I second aigomorla's assessment of fan controllers. The one purpose that a decent electronics circuit can serve here is to drop 12 volts down to a lower value without shedding the entire difference as heat. That takes a well-designed transistor circuit that can handle the amps in question. A rheostat, or diodes, or linear regulators, just dump the difference as heat.
This can nevertheless be a small number of watts. For example, if one has four fans totaling 1 amp at 12 volts, they're doing less work at lower voltages, and they'll roughly draw 0.75 amps at 9 volts (75%

. A basic circuit that dumps the other 3 volts as heat is producing 3 volts * 0.75 amps = 2.25 watts of heat. This isn't much, and a better circuit can only save part of this. This calculation is back-of-the-envelope, using first-order rules of thumb; one can measure exactly using an inexpensive multimeter and a custom cable to insert the multimeter in the current path.
Saving this nightlight worth of heat inside the case doesn't seem worth putting up with the crap that passes for fan controllers these days. The added complexity is just something else that can break, damaging more expensive system components. I just lost an SSD to a cheap drive bay device, so this issue is real to me.
I'm a big fan of the
Lamptron Fan-Atic: 5-port bay device; I have them in two builds now. They're just passive switches, and they're built like brick Pentiums.
As designed, this provides five 3-way toggle switches with red/blue indicator LEDs, powering five fan headers at 5 volts, OFF, or 12 volts. The 5 volts is drawn from the power supply's 5 volt source, so there is no heat shedding. In practice, if one has enough case ventilation, one leaves all switches at 5 volts.
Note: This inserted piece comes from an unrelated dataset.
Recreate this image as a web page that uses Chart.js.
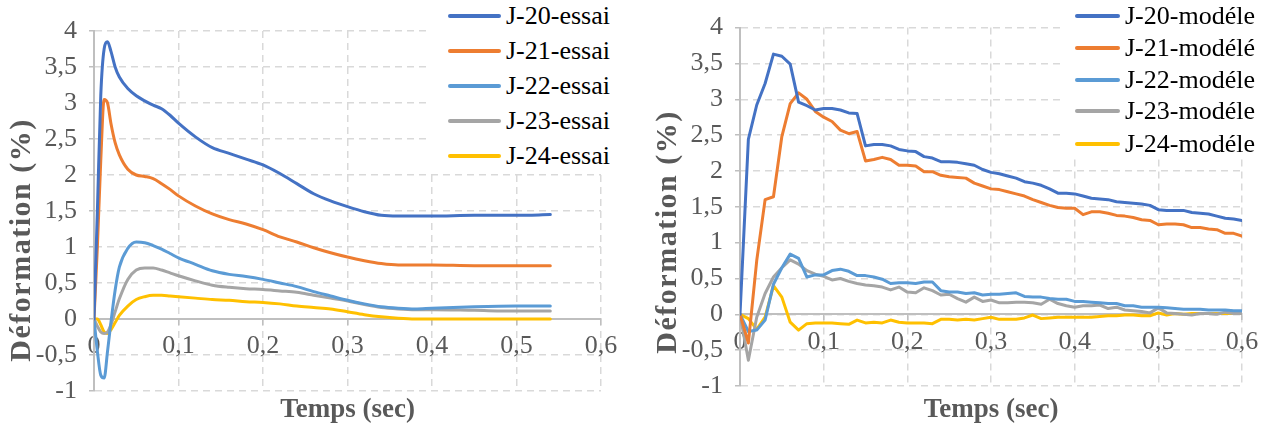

For example, I swapped in two Cooler Master Blade Master PWM fans, controlled by the motherboard CPU fan header (*), for my Noctua NH-D14 cooler, scaled in my ASUS P8P67 Pro BIOS to 10% at 57 C, 100% at 75 C. My case is a Mountain Mods Plateau, and I leave my nine Scythe Scythe S-Flex SFF21E case fans at 5 volts. At a modest Core-i7 2600K overclock of 4.4 GHz, my core temps are 61 C to 63 C at full load, driving the PWM fans at 30% to 40%. My system is close to silent at 4.4 GHz full load, a great compromise over the louder 4.8 GHz overclock (par for this cpu).
So with Sandy Bridge,
any fan controller is like renting a storeroom rather than throwing out junk. With PWM cooler fans and 5 volt case fans, fan controllers aren't really needed, except for extreme overclocks. Even then, with ample case ventilation the case fan voltage makes a scant difference in core temps, not worth the added noise. And knobs can be rotated down to the point where fans stall; my fans don't stall at 5 volts. Nevertheless, the toggles and LEDs are nice case bling, allowing me to confirm my cooling assertions when desired. Fan cables can't handle the current of many fans, so the Fan-Atic serves as a convenient power splitter while looking decorative, avoiding a jungle of Y-splitters inside the case.
As an abstract DIY component, the Lamptron Fan-Atic comes into its own. It inputs
whatever power sources one puts on the "5 V" and "12 V" pairs of lines coming into the 4-pin power header. The toggles then select, fan by fan, which source to use. For example, one could wire a string of diodes or a beefy rheostat into the 12 volt source, leaving the 5 volt source alone. I have a string of 3 amp diodes feeding a Q6600 build Fan-Atic, allowing me to choose between 5 volts and 8 volts. If one is comfortable with the risk to one's power supply, one could also rewire the 12 volt source using the infamous "7 volt trick".
Lamptron Fan-Atic: 5-port
(Sidewinder) (Silicon Valley Compucycle) (Xoxide) (Amazon) (Performance PC's)
Sidewinder 50 Watt Rheostat
(*) To state the obvious, a PWM Y-splitter cable should only return one RPM signal. Various sources sell splitters wired in the "obvious way", hooking up all wires where they look like they should go. This is stupid, but easily fixed by playing "Mission Impossible" background music and deciding which wire to snip. The unused pin then pulls out easily.